Les membres ont reporté qu’ils trouvaient ces outils extrêmement efficaces dans la négociation des conventions fiscales et la formulation de nouvelles législations relatives aux domaines complexes de la fiscalité et ont donc exhorté l’ATAF à poursuivre ses efforts de développement d’autres outils similaires. Ils ont également pris note du fait que l’ATAF avait lancé des outils d’administration fiscale tels que l’outil d’évaluation du profil de risque, potentiellement utile aux pays membres dans la lutte contre les abus des prix de transfert.
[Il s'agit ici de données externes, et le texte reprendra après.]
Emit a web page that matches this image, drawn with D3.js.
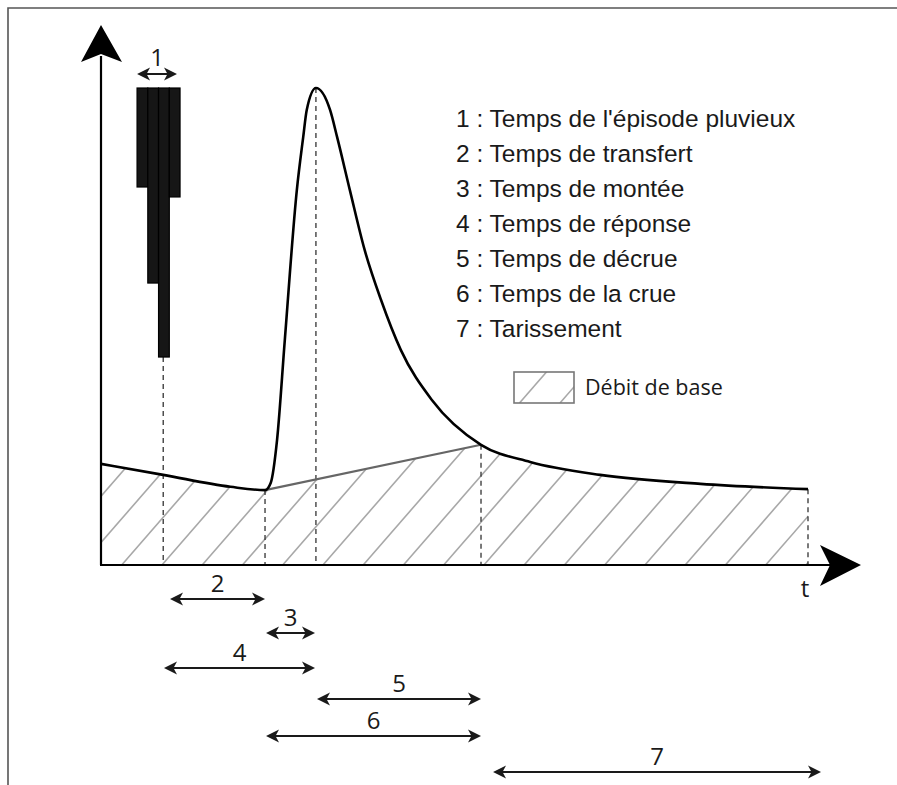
<!DOCTYPE html>
<html><head><meta charset="utf-8">
<script src="https://cdn.jsdelivr.net/npm/d3@7"></script>
<style>html,body{margin:0;padding:0;background:#fff;}svg{display:block;}</style>
</head><body>
<svg id="c" width="897" height="785"></svg>
<script>
// ---------- data ----------
const hydroT = [0, 8.8, 18.3, 23.2, 24.0, 24.9, 26.0, 27.7, 28.6, 29.1, 30.4, 32.4, 33.4, 35.2, 37.3, 39.6, 42.4, 46.8, 53.75, 60.7, 70.6, 84.8, 100];
const hydroQ = [21.2, 18.9, 16.4, 15.7, 17.2, 26.2, 47.2, 78.6, 89.7, 95.4, 100, 95.4, 89.7, 78.6, 66, 55.6, 45.1, 34.6, 25.2, 21.6, 18.9, 17.0, 15.9];
const baseT = [23.2, 53.75];
const baseQ = [15.7, 25.2];
const rainT = [5.1, 6.62, 8.14, 9.66];
const rainWidth = 1.52;
const rainI = [36.8, 72.5, 100, 40.5];
const markerT = [8.8, 23.2, 30.4, 53.75, 100];
const markerQ = [43.6, 15.7, 100, 25.2, 15.9];
const spanLabels = ["2", "3", "4", "5", "6", "7"];
const spanStart = [9.76, 23.34, 8.91, 30.55, 23.34, 55.45];
const spanEnd = [23.2, 30.27, 30.27, 53.75, 53.75, 101.84];
const rainSpan = [5.1, 10.75];
const legendItems = ["1 : Temps de l'épisode pluvieux", "2 : Temps de transfert", "3 : Temps de montée",
  "4 : Temps de réponse", "5 : Temps de décrue", "6 : Temps de la crue", "7 : Tarissement"];
const baseLegend = "Débit de base";
const axisLabel = "t";

// ---------- layout ----------
const spanRowY = [599, 633, 668, 699, 736, 772];
const svg = d3.select("#c");
const x = d3.scaleLinear().domain([0, 100]).range([101, 808]);
const y = d3.scaleLinear().domain([0, 100]).range([565, 88]);
const rainScale = d3.scaleLinear().domain([0, 100]).range([y(100), y(43.6)]);
const ink = "#1a1a1a";
const numFont = "'Open Sans', 'DejaVu Sans', sans-serif";

// border
svg.append("path").attr("d", "M8,790V8H900").attr("fill", "none").attr("stroke", "#555").attr("stroke-width", 1.6);

const defs = svg.append("defs");
const hydro = hydroT.map((t, i) => [t, hydroQ[i]]);
// clip A: under hydrograph
defs.append("clipPath").attr("id", "clipA").append("path")
  .attr("d", d3.area().x(d => x(d[0])).y0(y(0)).y1(d => y(d[1])).curve(d3.curveMonotoneX)(hydro));
// clip B: below baseflow separation line
const bpoly = [[-10, 200], [baseT[0], 200], [baseT[0], baseQ[0]], [baseT[1], baseQ[1]], [baseT[1], 200], [120, 200], [120, -10], [-10, -10]];
defs.append("clipPath").attr("id", "clipB").append("path")
  .attr("d", "M" + bpoly.map(p => x(p[0]) + "," + y(p[1])).join("L") + "Z");

// hatch
const slope = 1.15, step = 40.25, x0 = 121.7;
const gA = svg.append("g").attr("clip-path", "url(#clipA)");
const gB = gA.append("g").attr("clip-path", "url(#clipB)");
const H = 300;
for (let k = -8; k < 20; k++) {
  const bx = x0 + k * step;
  gB.append("line").attr("x1", bx).attr("y1", y(0)).attr("x2", bx + H / slope).attr("y2", y(0) - H)
    .attr("stroke", "#a8a8a8").attr("stroke-width", 1.6);
}

// dashed markers
svg.append("g").selectAll("line").data(markerT).join("line")
  .attr("x1", d => x(d)).attr("x2", d => x(d))
  .attr("y1", (d, i) => y(markerQ[i])).attr("y2", y(0))
  .attr("stroke", "#333").attr("stroke-width", 1.3).attr("stroke-dasharray", "5,4");

// rain bars
svg.append("g").selectAll("rect").data(rainI).join("rect")
  .attr("x", (d, i) => x(rainT[i])).attr("width", x(rainWidth) - x(0))
  .attr("y", rainScale(0)).attr("height", d => rainScale(d) - rainScale(0))
  .attr("fill", "#161616").attr("stroke", "#000").attr("stroke-width", 1.2);

// baseflow line
svg.append("path").attr("d", d3.line().x((d, i) => x(d)).y((d, i) => y(baseQ[i]))(baseT))
  .attr("fill", "none").attr("stroke", "#666").attr("stroke-width", 2.2);

// hydrograph
svg.append("path").attr("d", d3.line().x(d => x(d[0])).y(d => y(d[1])).curve(d3.curveMonotoneX)(hydro))
  .attr("fill", "none").attr("stroke", "#000").attr("stroke-width", 2.6).attr("stroke-linejoin", "round");

// axes
svg.append("line").attr("x1", x(0)).attr("y1", y(0)).attr("x2", x(0)).attr("y2", 56).attr("stroke", "#000").attr("stroke-width", 2.2);
svg.append("line").attr("x1", x(0) - 1).attr("y1", y(0)).attr("x2", 832).attr("y2", y(0)).attr("stroke", "#000").attr("stroke-width", 2.2);
svg.append("path").attr("d", `M${x(0)},25L${x(0) + 21},62L${x(0)},54L${x(0) - 20},62Z`).attr("fill", "#000");
svg.append("path").attr("d", `M861,${y(0)}L820,${y(0) - 20}L830,${y(0)}L820,${y(0) + 21}Z`).attr("fill", "#000");
svg.append("text").attr("x", 805).attr("y", 597).attr("text-anchor", "middle")
  .attr("font-family", numFont).attr("font-size", 24).attr("fill", ink).text(axisLabel);

// double arrows
function dblArrow(g, xa, xb, yy) {
  const L = 13, hw = 6.5, n = 3.5;
  g.append("line").attr("x1", xa + 4).attr("x2", xb - 4).attr("y1", yy).attr("y2", yy)
    .attr("stroke", ink).attr("stroke-width", 2.2);
  g.append("path").attr("d", `M${xa},${yy}L${xa + L},${yy - hw}L${xa + L - n},${yy}L${xa + L},${yy + hw}Z`).attr("fill", ink);
  g.append("path").attr("d", `M${xb},${yy}L${xb - L},${yy - hw}L${xb - L + n},${yy}L${xb - L},${yy + hw}Z`).attr("fill", ink);
}
const ga = svg.append("g");
spanLabels.forEach((lab, i) => {
  const xa = x(spanStart[i]), xb = x(spanEnd[i]), yy = spanRowY[i];
  dblArrow(ga, xa, xb, yy);
  ga.append("text").attr("x", (xa + xb) / 2).attr("y", yy - 7).attr("text-anchor", "middle")
    .attr("font-family", numFont).attr("font-size", 24).attr("fill", ink).text(lab);
});
dblArrow(ga, x(rainSpan[0]), x(rainSpan[1]), 74);
ga.append("text").attr("x", (x(rainSpan[0]) + x(rainSpan[1])) / 2).attr("y", 66).attr("text-anchor", "middle")
  .attr("font-family", numFont).attr("font-size", 24).attr("fill", ink).text("1");

// legend
const lg = svg.append("g");
lg.selectAll("text").data(legendItems).join("text")
  .attr("x", 456).attr("y", (d, i) => 126.5 + i * 35.1)
  .attr("font-family", "'Liberation Sans', Arial, sans-serif").attr("font-size", 24.5).attr("fill", ink).text(d => d);
defs.append("clipPath").attr("id", "clipL").append("rect").attr("x", 514).attr("y", 372).attr("width", 60).attr("height", 31);
const lh = lg.append("g").attr("clip-path", "url(#clipL)");
[519.5, 560].forEach(bx => {
  lh.append("line").attr("x1", bx).attr("y1", 403).attr("x2", bx + 40 / slope).attr("y2", 363)
    .attr("stroke", "#a8a8a8").attr("stroke-width", 1.6);
});
lg.append("rect").attr("x", 514).attr("y", 372).attr("width", 60).attr("height", 31)
  .attr("fill", "none").attr("stroke", "#777").attr("stroke-width", 1.6);
lg.append("text").attr("x", 585).attr("y", 395).attr("font-family", numFont).attr("font-size", 21.5)
  .attr("fill", ink).text(baseLegend);
</script>
</body></html>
Les participants ont pris note du rôle prépondérant que les partenaires de développement de l’ATAF ont joué dans le cadre des réformes fiscales en Afrique et de la nécessité de poursuivre ce travail en commun, ainsi que de consolider ces partenariats afin d’asseoir les chances de réussites de ces réformes pour l’ATAF et ses pays membres. Ils ont proposé la mise en place d’un point central par lequel va transiter toute assistance technique provenant des partenaires de développement et il se pourrait bien que ce rôle soit confié à l’ATAF.

Les participants ont mandaté l’ATAF de mener le peloton des efforts consentis dans le domaine de la politique fiscale sur le continent et ont salué son initiative de produire des documents techniques sur diverses thématiques de politique fiscale qui ont une signification particulière pour l’Afrique. L’ATAF devrait intensifier ses échanges avec l’Union africaine et les autres organes régionaux africains pour la mise en place d’une stratégie cohérente et concertée de mobilisation des ressources intérieures en Afrique.